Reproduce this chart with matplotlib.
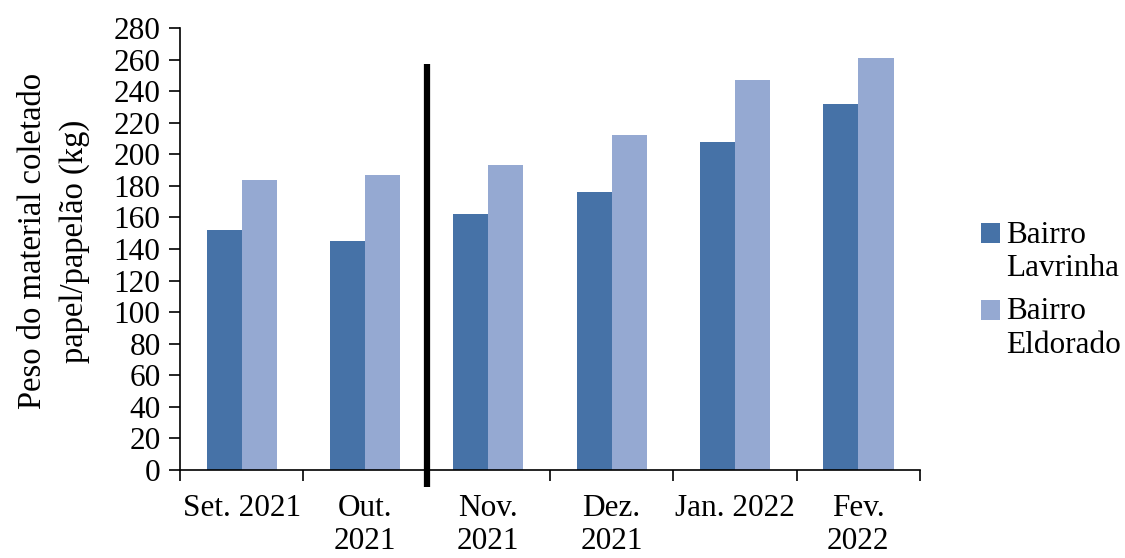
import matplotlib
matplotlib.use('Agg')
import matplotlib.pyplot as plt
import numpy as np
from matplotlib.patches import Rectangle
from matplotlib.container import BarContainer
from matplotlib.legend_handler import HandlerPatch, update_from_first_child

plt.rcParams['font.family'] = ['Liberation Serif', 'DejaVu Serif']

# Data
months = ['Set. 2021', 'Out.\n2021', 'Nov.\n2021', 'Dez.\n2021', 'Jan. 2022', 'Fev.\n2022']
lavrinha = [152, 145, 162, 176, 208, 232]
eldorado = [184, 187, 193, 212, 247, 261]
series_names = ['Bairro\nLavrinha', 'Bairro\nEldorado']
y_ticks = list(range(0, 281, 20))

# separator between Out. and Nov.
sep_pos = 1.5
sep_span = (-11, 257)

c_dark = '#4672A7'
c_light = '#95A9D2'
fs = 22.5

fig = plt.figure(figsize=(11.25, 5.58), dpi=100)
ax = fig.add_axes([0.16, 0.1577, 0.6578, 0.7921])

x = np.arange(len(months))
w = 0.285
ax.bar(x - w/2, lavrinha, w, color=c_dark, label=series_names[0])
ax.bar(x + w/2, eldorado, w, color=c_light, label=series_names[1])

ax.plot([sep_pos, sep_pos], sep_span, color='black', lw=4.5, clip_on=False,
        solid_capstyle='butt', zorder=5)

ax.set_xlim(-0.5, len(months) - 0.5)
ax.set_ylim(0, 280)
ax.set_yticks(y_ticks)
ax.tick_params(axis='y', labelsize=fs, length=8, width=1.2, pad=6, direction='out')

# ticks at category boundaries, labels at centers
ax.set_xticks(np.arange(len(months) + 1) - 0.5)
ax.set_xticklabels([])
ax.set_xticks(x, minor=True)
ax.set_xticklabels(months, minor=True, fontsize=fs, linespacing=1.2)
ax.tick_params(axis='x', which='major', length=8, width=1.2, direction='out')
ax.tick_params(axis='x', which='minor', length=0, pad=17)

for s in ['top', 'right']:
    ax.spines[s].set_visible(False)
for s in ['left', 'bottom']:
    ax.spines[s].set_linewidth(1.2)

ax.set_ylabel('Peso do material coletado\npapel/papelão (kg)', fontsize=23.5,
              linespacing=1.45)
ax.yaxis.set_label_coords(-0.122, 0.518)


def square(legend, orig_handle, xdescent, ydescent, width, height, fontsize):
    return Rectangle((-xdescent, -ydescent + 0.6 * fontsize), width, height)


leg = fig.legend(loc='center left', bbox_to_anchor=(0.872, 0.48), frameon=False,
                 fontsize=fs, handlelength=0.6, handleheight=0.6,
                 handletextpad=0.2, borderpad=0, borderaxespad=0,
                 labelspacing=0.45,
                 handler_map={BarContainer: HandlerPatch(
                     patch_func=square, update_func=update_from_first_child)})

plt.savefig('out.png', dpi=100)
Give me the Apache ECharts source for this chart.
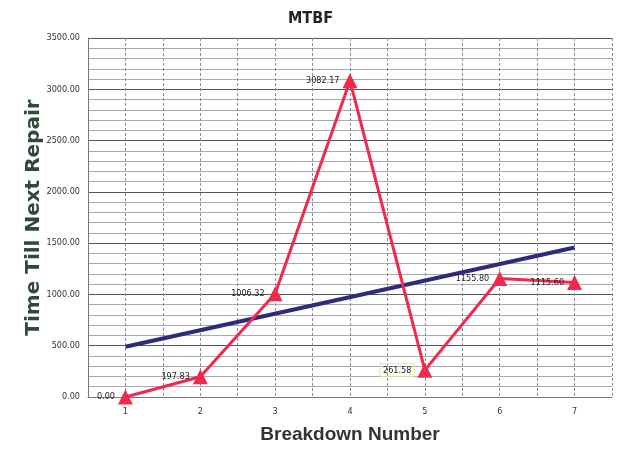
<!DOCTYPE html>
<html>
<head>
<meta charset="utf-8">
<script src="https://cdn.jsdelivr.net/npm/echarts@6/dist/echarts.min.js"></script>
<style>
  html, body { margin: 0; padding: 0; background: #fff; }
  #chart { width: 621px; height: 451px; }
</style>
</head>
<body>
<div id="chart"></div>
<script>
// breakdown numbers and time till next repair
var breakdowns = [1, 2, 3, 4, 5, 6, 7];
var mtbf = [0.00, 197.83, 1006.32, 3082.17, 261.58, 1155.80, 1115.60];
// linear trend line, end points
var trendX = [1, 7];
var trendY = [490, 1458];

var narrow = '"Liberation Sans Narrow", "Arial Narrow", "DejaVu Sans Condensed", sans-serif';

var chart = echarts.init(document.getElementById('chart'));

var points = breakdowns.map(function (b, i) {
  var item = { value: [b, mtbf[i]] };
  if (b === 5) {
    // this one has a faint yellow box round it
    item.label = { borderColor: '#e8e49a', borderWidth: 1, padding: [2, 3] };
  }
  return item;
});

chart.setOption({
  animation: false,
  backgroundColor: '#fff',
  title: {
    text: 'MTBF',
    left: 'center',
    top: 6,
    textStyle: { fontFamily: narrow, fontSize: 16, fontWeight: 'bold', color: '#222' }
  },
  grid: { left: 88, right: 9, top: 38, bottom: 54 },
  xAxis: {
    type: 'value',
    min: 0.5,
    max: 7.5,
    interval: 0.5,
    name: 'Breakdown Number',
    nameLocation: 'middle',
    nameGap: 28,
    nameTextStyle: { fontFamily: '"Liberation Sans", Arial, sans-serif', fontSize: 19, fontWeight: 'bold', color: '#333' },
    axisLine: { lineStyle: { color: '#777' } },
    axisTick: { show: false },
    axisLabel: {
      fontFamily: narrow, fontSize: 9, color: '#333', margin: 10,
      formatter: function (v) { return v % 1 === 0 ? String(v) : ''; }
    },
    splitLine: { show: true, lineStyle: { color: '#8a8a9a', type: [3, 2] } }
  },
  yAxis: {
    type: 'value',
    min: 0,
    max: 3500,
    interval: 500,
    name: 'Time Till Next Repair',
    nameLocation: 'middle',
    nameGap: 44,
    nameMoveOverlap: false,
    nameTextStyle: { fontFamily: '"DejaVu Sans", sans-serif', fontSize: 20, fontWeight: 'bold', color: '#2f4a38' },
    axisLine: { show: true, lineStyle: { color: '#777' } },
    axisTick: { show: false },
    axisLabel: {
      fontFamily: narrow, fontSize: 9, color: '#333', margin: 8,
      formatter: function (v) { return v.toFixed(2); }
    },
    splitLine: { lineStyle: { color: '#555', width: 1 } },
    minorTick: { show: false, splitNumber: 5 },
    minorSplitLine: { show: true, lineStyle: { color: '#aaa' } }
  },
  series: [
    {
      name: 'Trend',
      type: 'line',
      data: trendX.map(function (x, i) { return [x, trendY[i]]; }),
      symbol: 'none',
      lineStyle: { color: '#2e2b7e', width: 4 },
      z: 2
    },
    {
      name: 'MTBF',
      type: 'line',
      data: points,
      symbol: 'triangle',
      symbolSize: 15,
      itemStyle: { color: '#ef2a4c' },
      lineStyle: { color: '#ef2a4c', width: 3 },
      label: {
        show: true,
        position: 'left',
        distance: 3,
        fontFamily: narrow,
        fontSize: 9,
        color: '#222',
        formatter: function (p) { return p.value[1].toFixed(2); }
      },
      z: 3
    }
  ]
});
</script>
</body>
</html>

------

*Problem to work on*
From the entries above, collect every line with the string "this" in it.

*Full response*
Reproduce this chart with matplotlib.
Give me the Apache ECharts source for this chart.
    // this one has a faint yellow box round it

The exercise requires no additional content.